COOKE: So it was a play on certain words or sounds.
FUJIWARA: Yeah, easy to remember. When we started, I definitely wanted to do a blog, but at that time, not many people were putting pictures on their blogs, so it was more like how Twitter is now—just words. But I thought that so many people around me carried digital cameras, taking pics all the time. So we asked the Web designers to create an easy-to-use format for posting pictures, so the blogs could be more visual. I think a lot of people who look at our stuff saw that and started adding that element to their sites.
COOKE: Before Honeyee.com, fashion sites were very much about just showing products—there weren’t those kinds of personal blogs and images. So it was interesting when you first started.

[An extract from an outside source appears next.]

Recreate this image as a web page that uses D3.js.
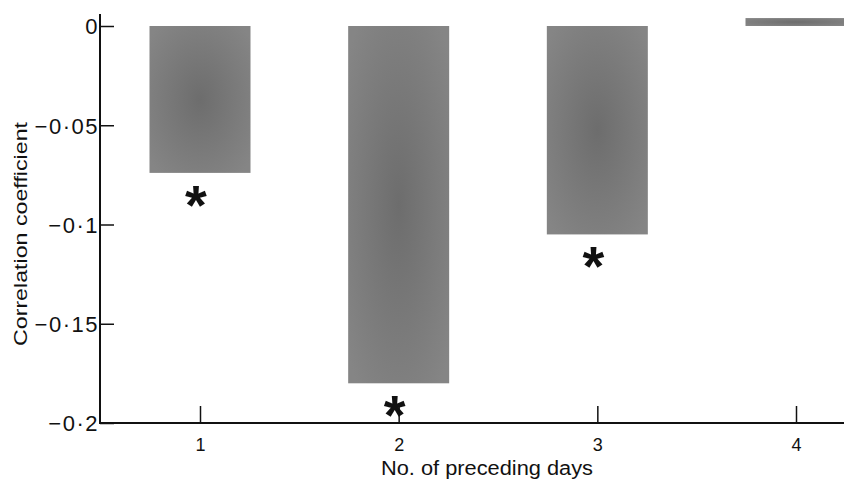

FUJIWARA: But I guess now what we did has become pretty standard, nothing special. I mean, it’s very easy for these sites to all look similar, which may be boring for some people. Honeyee.com is just another one of these fashion websites. But I’m always looking for how to do something new or different.
COOKE: What’s next for Hiroshi, then?
FUJIWARA: There are a few projects I’ve been working on but can’t really tell you what they are. I still feel like I’m really into fashion. I even think sneakers are a fashion item as well. I’m still into sneakers and clothes. Even though I don’t wear or buy those things, I find that I’m still like looking for them—like newer things like Cassette Playa [Carri Munden’s British streetwear label] or those kinds of things. I can’t wear it, but I still think it’s interesting when I see it.
COOKE: Checking on the kids?
FUJIWARA: Kids . . . Older people . . . whomever.